Introduced into our law in 2011, Chapter 6 of the Companies Act 71 of 2008 allows for the restructuring of companies that are reasonably unlikely to be able to pay all of its debts as they become due and payable or where it appears to be reasonably likely that the company will become insolvent, within the immediately ensuing six month period.
The legislation contemplates the appointment of a business rescue practitioner who is obligated to supervise the ongoing business of the company, together with its board of directors, by way of the implementation of a business rescue plan, where the practitioner can “rescue” the company and achieve a position where the company can continue to trade on a solvent basis into the future.
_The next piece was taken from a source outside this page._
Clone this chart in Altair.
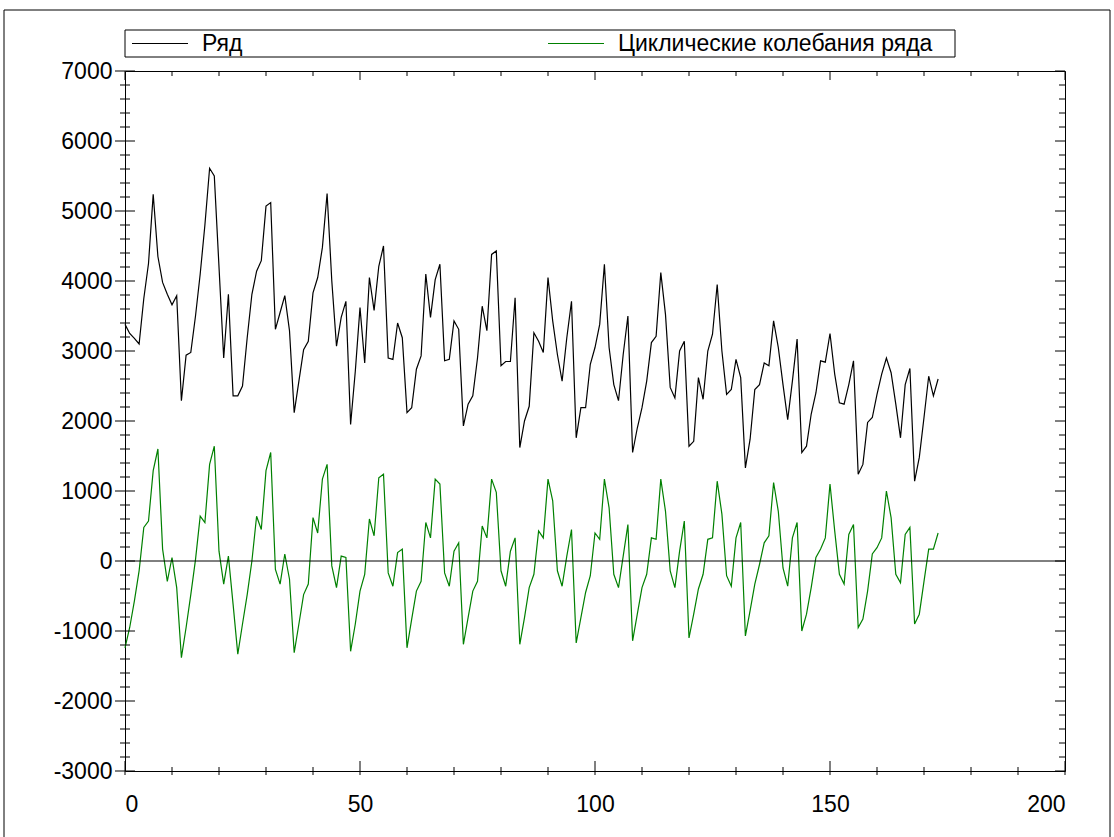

If this is not possible, the practitioner must deliver to creditors and shareholders a better dividend than would result from the immediate liquidation of the company.
Some four years after implementation, this study analyses the history of the development of insolvency law in South Africa with a focus on the shift from a pro-creditor to a pro-debtor rescue culture, the failure of judicial management and the urgent need for the establishment of a viable and effective restructuring mechanism for financially distressed companies in South Africa. A brief overview of international standards of best practice in insolvency and corporate rescue models applicable in jurisdictions such as the US, the UK, Canada and Australia serves to set the bench mark for the establishment of a workable business rescue regime for corporate South Africa.
An appraisal of the South African business rescue legislation with an eye on international corporate rescue themes and international best practice is undertaken to establish if the South African business rescue model “stacks up” with those applicable in international jurisdictions.
Several shortfalls and weaknesses in the new rescue procedures are identified and certain recommendations for improvements are made.
The study concludes with views on the efficiency and effectiveness of the South African business rescue model and what the future holds for South African restructuring practice in the years ahead.